It’s a rainy night in Parma and I’ve been cooped up for two days writing papers about feta cheese and tradition and consumption and Slow Food and theory. Early tomorrow morning my classmates and I will catch a bus to Friuli-Venezia-Giulia for a couple of days in Trieste -anybody have any good restaurant recommendations?
My writing tonight has nothing to do with my upcoming trip through. It’s because it’s Father’s Day back home and I thought you should know that my Dad- Action Hero Rod Teel- is pretty awesome.
When we were little, my mom and Kirsten and I observed Father’s Day by puffy painting a very early-90s tank top with all of the things my dad liked. I remember there being a stein of beer and a haphazard drawing that somehow expressed fly fishing. There were books and musical instruments and who knows what else. Probably doughnuts. And spaghetti. And if I were to make it now I would know to add a Tanqueray gin and tonic. I’m sure that the shirt was terribly uncomfortable in its puffy-painted plasticity, but my dad wore it anyway.

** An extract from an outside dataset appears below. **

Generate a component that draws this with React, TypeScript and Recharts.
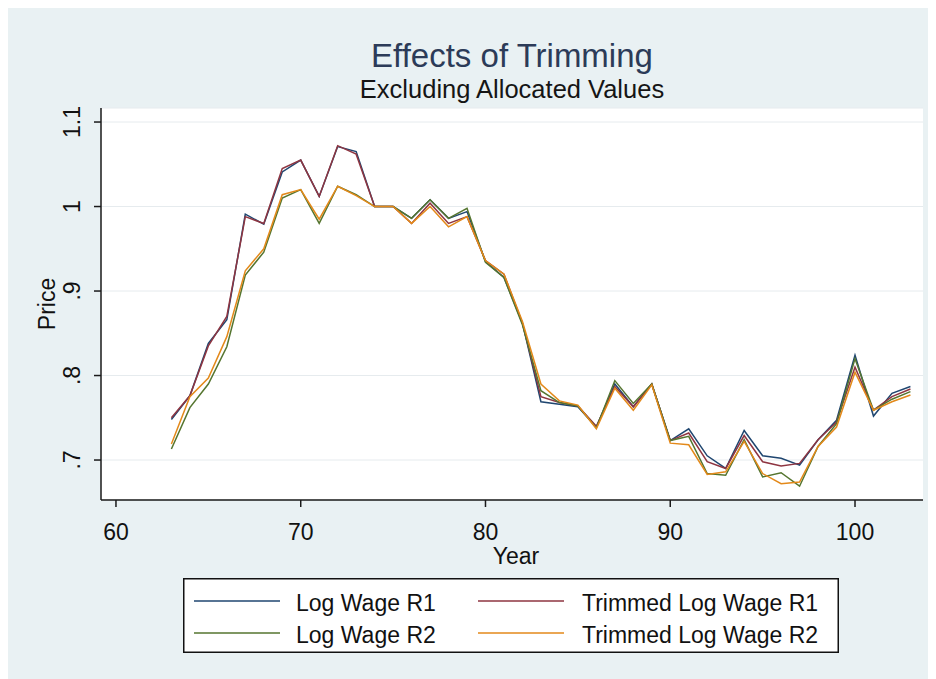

Rod Teel has had a tough couple of years that involved a career change and a hip replacement. We joke now that he’s the bionic man. He used to fly airplanes and even now more than one of my flight-averse friends calms her pre-takeoff jitters with a mantra of, “It’s gonna be fine because Rod Teel is flying this plane.” Now, he sells bread for a living and he has an award winning baguette to his name.
The day I flew to Italy I was a complete basket case. To be fair, I was pretty much a mess for the entire month before I made it here and for another month after I arrived. That morning I was packing and unpacking my two suitcases, trying to anticipate what I would need for whole year away from home. My dad came into my room every so often and asked something like, “Do you have your passport?”
“Yes, Dad”
“Well what about earplugs for the plane?”
“Um….no”
At which point he would go to his room and get some earplugs- something that I guess former pilots tend to have around.
One of the things that he insisted I take in the last few hours before heading to the airport was a little compass keychain. I had never owned a compass before and he had to show me how to use it.
In my early days in Parma I figured out that when I got disoriented in the winding city streets, all I had to to was head West and then follow the river South to get home. When Lindsey and I mapped our first bike route to school for the Cheese Wheels having that little compass saved us from being completely lost more than once.
Every time I look at my keys I think of my dad. I admire him more every day and I’m so lucky to be his kid. Being in Europe is a dream come true for me, but I can’t wait to go home, if only for the chance to sit on the porch with Rod and Louise and a few a Tanqueray and tonics.